Örneğin ta 2017’de Muğla’nın Ortaca ilçesi Dalyan Beldesi’nin eski Belediye Başkanı Suat Tufan’ın oğlu Kayhan Tufan ile Dalyan’dan Baki Alacain Yunanistan Sahil Güvenlik Ekiplerince "insan kaçakçılığı" suçlaması ile gözaltına alındı. Ama sonucu öğrenemedik.
2019’da CHP’den istifa ederek AKP’ye geçen Hakkari Derecik Belediye Başkan adayı Suat Yüksel’in "kaçakçılık ve insan kaçakçılığı" suçlarından 6 ay hapis yattığı ortaya çıktı.
AKP’liler olur da MHP’liler olmaz mı?
Mayıs 2019’da İzmir Karaburun’da MHP Karaburun İlçe Başkanı Fırat Zorlu ile Karaburun Ülkü Ocakları Başkanı Mehmet Kara insan kaçakçılığından tutuklandı.
Uyuşturucu ya da insan kaçakçılığından yakalananların çok azının adı verilirken büyük kısmının baş harfleriyle geçiştirildiğine tanık oluyoruz.
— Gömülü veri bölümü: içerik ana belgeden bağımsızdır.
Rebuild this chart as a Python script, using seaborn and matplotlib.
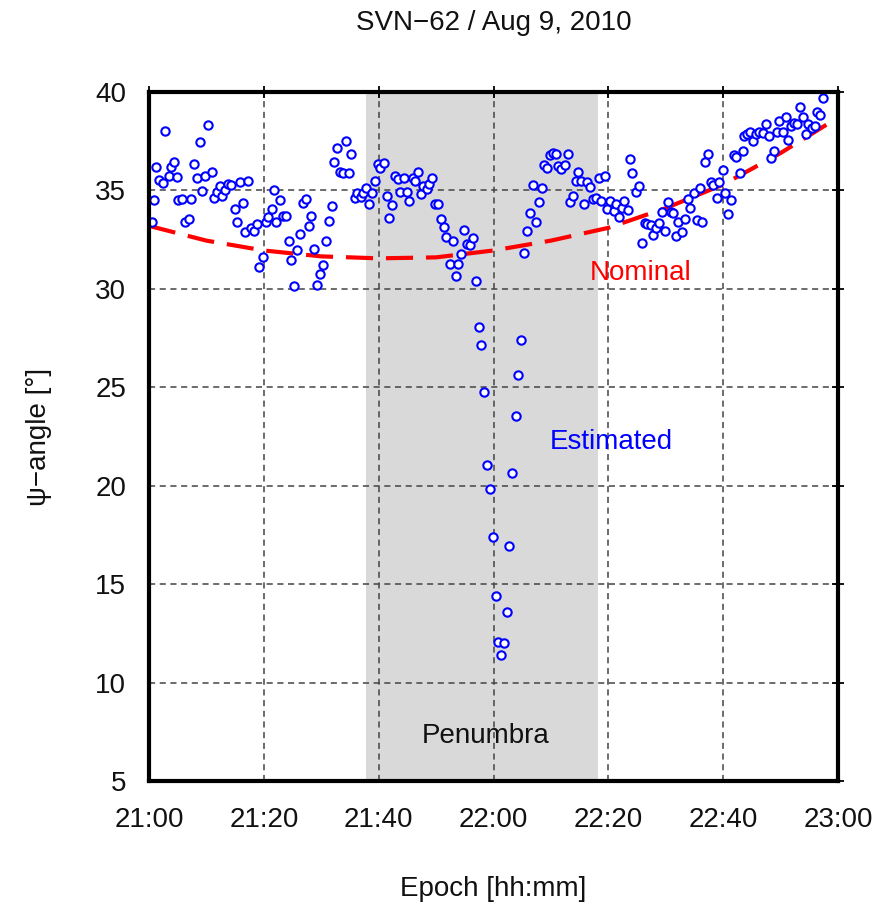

Ama sonuçta her türden kaçakçılık işlerine jandarma komutanlıkları ya da karakol görevlileri veya AKP ve MHP’lilerin karışması küçük haberler arasında kaybedilse de zaman zaman çeşitli nedenlerle –en çok da çıkar çatışması nedeniyle- medyaya sızıveriyor.
En küçük illerin en küçük ilçelerinde bile çete örgütlenmelerinin rahatça iş yapabilmesini herhalde çetecilerin üstün yetenekleriyle açıklayamayız. Başarılarına katkıda bulunanlar "noktasında" ki tahminleri ise size bırakıyorum.
Bakalım belediyelerde örgütlenmiş bu çeteler ile ilgili skandallar nereye kadar açığa çıkacak, kimlere uzanacak?